▶ [TASK INSTRUCTIONS]:
Copy every line from the data below in which the string "with" can be found.

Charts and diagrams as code

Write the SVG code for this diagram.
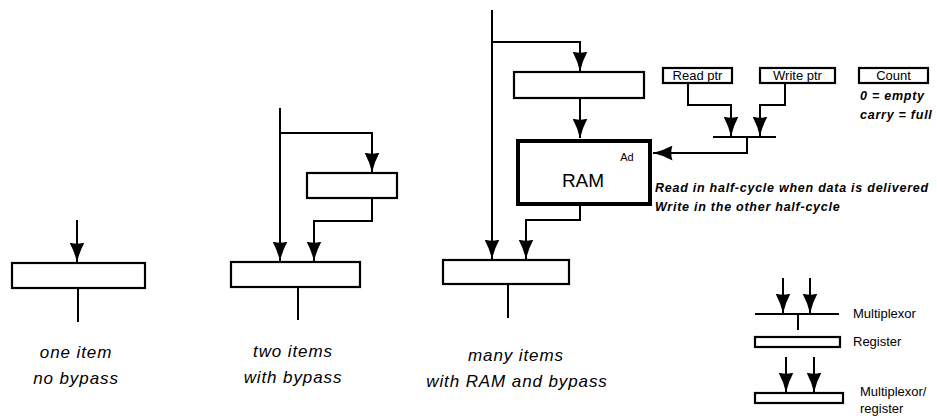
<svg xmlns="http://www.w3.org/2000/svg" width="937" height="418" viewBox="0 0 937 418">
<style>
.ln{fill:none;stroke:#000;stroke-width:2}
.bx{fill:#fff;stroke:#000;stroke-width:2.2}
.ram{fill:#fff;stroke:#000;stroke-width:4}
.cap{font-family:"Liberation Sans",Arial,sans-serif;font-style:italic;font-size:17px;letter-spacing:0.9px;text-anchor:middle}
.lab{font-family:"Liberation Sans",Arial,sans-serif;font-size:13px}
.note{font-family:"Liberation Sans",Arial,sans-serif;font-style:italic;font-weight:bold;font-size:12.5px;letter-spacing:0.75px}
</style>
<defs>
<marker id="ah" markerUnits="userSpaceOnUse" viewBox="0 0 20 15" refX="19.5" refY="7.5" markerWidth="20" markerHeight="15" orient="auto">
<path d="M0,0 Q9,5 20,7.5 Q9,10 0,15 Q2.5,7.5 0,0 Z" fill="#000"/>
</marker>
</defs>
<g id="connectors" class="ln">
<path d="M77,220 V262" marker-end="url(#ah)"/>
<path d="M78,288 V322"/>
<path d="M280,108 V261" marker-end="url(#ah)"/>
<path d="M280,133 H372 V172" marker-end="url(#ah)"/>
<path d="M372,198 V221 H314 V261" marker-end="url(#ah)"/>
<path d="M298,287 V320"/>
<path d="M492,10 V259" marker-end="url(#ah)"/>
<path d="M492,42 H580 V71" marker-end="url(#ah)"/>
<path d="M580,98 V138" marker-end="url(#ah)"/>
<path d="M580,206 V220 H526 V259" marker-end="url(#ah)"/>
<path d="M508,284 V318"/>
<path d="M688,83 V105 H731 V136" marker-end="url(#ah)"/>
<path d="M785,83 V105 H760 V136" marker-end="url(#ah)"/>
<path d="M713,137 H776"/>
<path d="M747,137 V153 H653" marker-end="url(#ah)"/>
<path d="M783,278 V313" marker-end="url(#ah)"/>
<path d="M810,278 V313" marker-end="url(#ah)"/>
<path d="M755,314 H839"/>
<path d="M798,314 V330"/>
<path d="M786,357 V392" marker-end="url(#ah)"/>
<path d="M814,357 V392" marker-end="url(#ah)"/>
</g>
<g id="reg1"><rect class="bx" x="12" y="263" width="133" height="25"/></g>
<g id="reg2a"><rect class="bx" x="307" y="173" width="90" height="25"/></g>
<g id="reg2b"><rect class="bx" x="231" y="262" width="129" height="25"/></g>
<g id="reg3a"><rect class="bx" x="514" y="72" width="130" height="26"/></g>
<g id="ram"><rect class="ram" x="518" y="141" width="132" height="63"/>
<text x="583" y="187" font-family="Liberation Sans,Arial,sans-serif" font-size="19" text-anchor="middle">RAM</text>
<text x="627" y="161" font-family="Liberation Sans,Arial,sans-serif" font-size="11" text-anchor="middle">Ad</text></g>
<g id="reg3b"><rect class="bx" x="443" y="260" width="126" height="24"/></g>
<g id="readptr"><rect class="bx" x="663" y="68" width="69" height="15"/><text class="lab" x="697.5" y="80" text-anchor="middle">Read ptr</text></g>
<g id="writeptr"><rect class="bx" x="760" y="68" width="75" height="15"/><text class="lab" x="797.5" y="80" text-anchor="middle">Write ptr</text></g>
<g id="count"><rect class="bx" x="859" y="68" width="69" height="15"/><text class="lab" x="893.5" y="80" text-anchor="middle">Count</text>
<text class="note" x="860" y="100">0 = empty</text>
<text class="note" x="860" y="119">carry = full</text></g>
<g id="ramnote">
<text class="note" x="655" y="192">Read in half-cycle when data is delivered</text>
<text class="note" x="655" y="211">Write in the other half-cycle</text></g>
<g id="captions">
<text class="cap" x="76" y="358">one item</text>
<text class="cap" x="76" y="384">no bypass</text>
<text class="cap" x="293" y="357">two items</text>
<text class="cap" x="293" y="383">with bypass</text>
<text class="cap" x="516" y="361">many items</text>
<text class="cap" x="517" y="387">with RAM and bypass</text></g>
<g id="legend">
<rect class="bx" x="755" y="337" width="85" height="10"/>
<rect class="bx" x="755" y="393" width="88" height="10"/>
<text class="lab" x="853" y="318">Multiplexor</text>
<text class="lab" x="853" y="346">Register</text>
<text class="lab" x="860" y="396">Multiplexor/</text>
<text class="lab" x="860" y="413">register</text></g>
</svg>
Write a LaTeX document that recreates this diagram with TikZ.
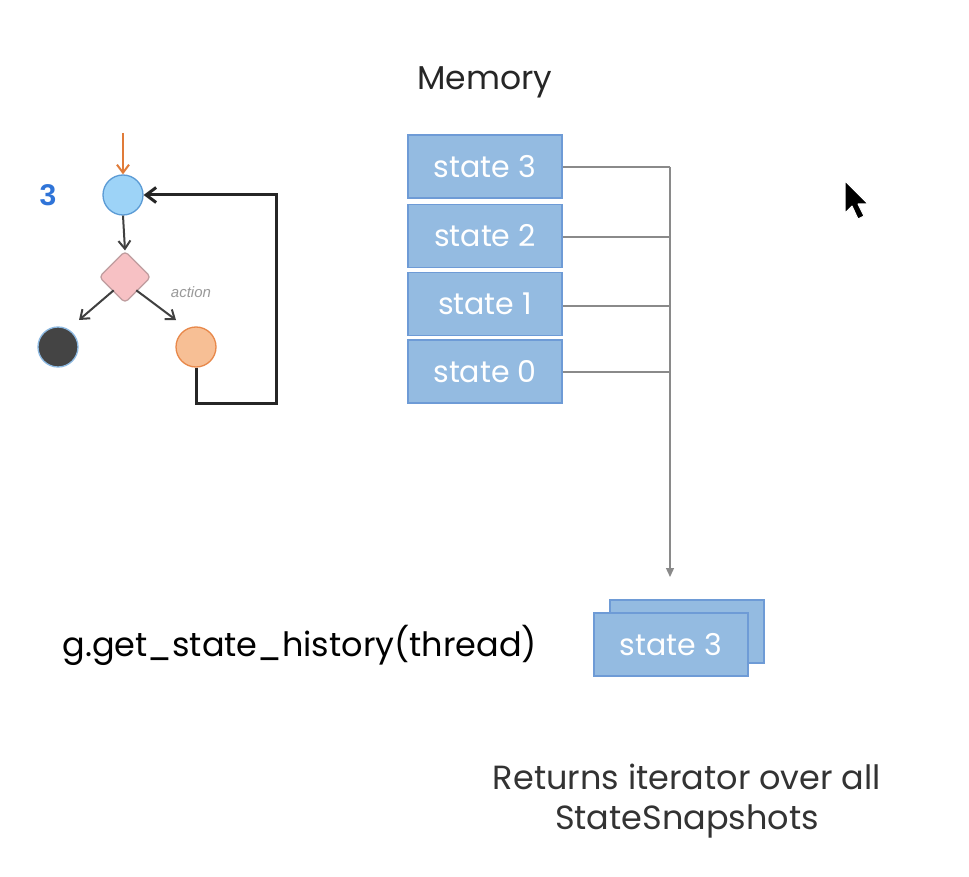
\documentclass[tikz,border=0pt]{standalone}
\usepackage{fontspec}
\setmainfont{Poppins}
\newfontfamily\arialfont{Liberation Sans}
\usetikzlibrary{shapes.geometric,arrows.meta}
\definecolor{boxfill}{HTML}{94BBE1}
\definecolor{boxdraw}{HTML}{6E9BD6}
\definecolor{linkgray}{HTML}{8A8A8A}
\definecolor{nodeblue}{HTML}{9DD3F7}
\definecolor{nodeblueline}{HTML}{5B9BD5}
\definecolor{diafill}{HTML}{F7C1C4}
\definecolor{diadraw}{HTML}{BE9C9E}
\definecolor{orfill}{HTML}{F7BF95}
\definecolor{ordraw}{HTML}{E8884A}
\definecolor{orarrow}{HTML}{E07B39}
\definecolor{numblue}{HTML}{2F74D8}
\definecolor{darkfill}{HTML}{444444}
\tikzset{
  statebox/.style={draw=boxdraw, fill=boxfill, line width=1.2pt, minimum width=154pt, minimum height=63pt, inner sep=0pt, text=white, font=\fontsize{30}{34}\selectfont},
  link/.style={draw=linkgray, line width=1.3pt},
  gnode/.style={circle, minimum size=40pt, inner sep=0pt, line width=1.3pt},
  garrow/.style={draw=black!75, line width=2pt, -{Straight Barb[length=8pt,width=12pt]}},
}
\begin{document}
\begin{tikzpicture}[x=1pt,y=-1pt]
\useasboundingbox (0,0) rectangle (969,877);
\fill[white] (0,0) rectangle (969,877);

% Memory
\node[font=\fontsize{33}{38}\selectfont, text=black!85] (mem) at (485,82) {Memory};
\node[statebox] (s3) at (485,166.5) {state 3};
\node[statebox] (s2) at (485,236) {state 2};
\node[statebox] (s1) at (485,304) {state 1};
\node[statebox] (s0) at (485,371.5) {state 0};

\coordinate (j3) at (670,167);
\coordinate (j2) at (670,237);
\coordinate (j1) at (670,306);
\coordinate (j0) at (670,372);
\coordinate (jend) at (670,577);
\draw[link] (s3.east |- j3) -- (j3);
\draw[link] (s2.east |- j2) -- (j2);
\draw[link] (s1.east |- j1) -- (j1);
\draw[link] (s0.east |- j0) -- (j0);
\draw[link, -{Triangle[length=9pt,width=8pt]}] (j3) -- (jend);

% result boxes
\node[statebox] (r3back) at (687,631.5) {};
\node[statebox] (r3) at (671,644.5) {state 3};

\node[font=\fontsize{33.5}{38}\selectfont, text=black, anchor=west] (call) at (59,645) {g.get\_state\_history(thread)};

\node[font=\fontsize{33.5}{40}\selectfont, text=black!80, align=center] (ret) at (687,801) {Returns iterator over all\\StateSnapshots};

% left graph
\node[font=\arialfont\bfseries\fontsize{30}{34}\selectfont, text=numblue] (num) at (48,195) {3};
\node[gnode, draw=nodeblueline, fill=nodeblue] (start) at (123,195) {};
\node[diamond, draw=diadraw, fill=diafill, line width=1.2pt, minimum size=52pt, inner sep=0pt, rounded corners=4pt] (dec) at (125,277) {};
\node[gnode, draw=nodeblueline!70, fill=darkfill] (endn) at (58,347) {};
\node[gnode, draw=ordraw, fill=orfill] (act) at (196,347) {};
\node[font=\arialfont\itshape\fontsize{15}{17}\selectfont, text=black!40] (actl) at (191,292) {action};

\coordinate (entry) at (123,133);
\draw[draw=orarrow, line width=2pt, -{Straight Barb[length=8pt,width=12pt]}] (entry) -- (start.north);
\draw[garrow] (start.south) -- (dec.north);
\coordinate (la) at (79,320);
\coordinate (ra) at (176,320);
\draw[garrow] (dec.south west) ++(2,0) -- (la);
\draw[garrow] (dec.south east) ++(-2,0) -- (ra);
\coordinate (lb) at (196,403);
\coordinate (lc) at (276,403);
\coordinate (ld) at (276,195);
\draw[draw=black!85, line width=3pt, line join=miter, -{Straight Barb[length=10pt,width=15pt]}] (act.south) -- (lb) -- (lc) -- (ld) -- (start.east);

% mouse cursor
\filldraw[fill=black, draw=white, line width=1pt, line join=round]
  (845,181) -- (845,213) -- (852,206) -- (858,219) -- (864,216) -- (858,204) -- (868,204) -- cycle;
\end{tikzpicture}
\end{document}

▶ [WORKED SOLUTION]:
<text class="cap" x="293" y="383">with bypass</text>
<text class="cap" x="517" y="387">with RAM and bypass</text></g>
Write a LaTeX document that recreates this diagram with TikZ.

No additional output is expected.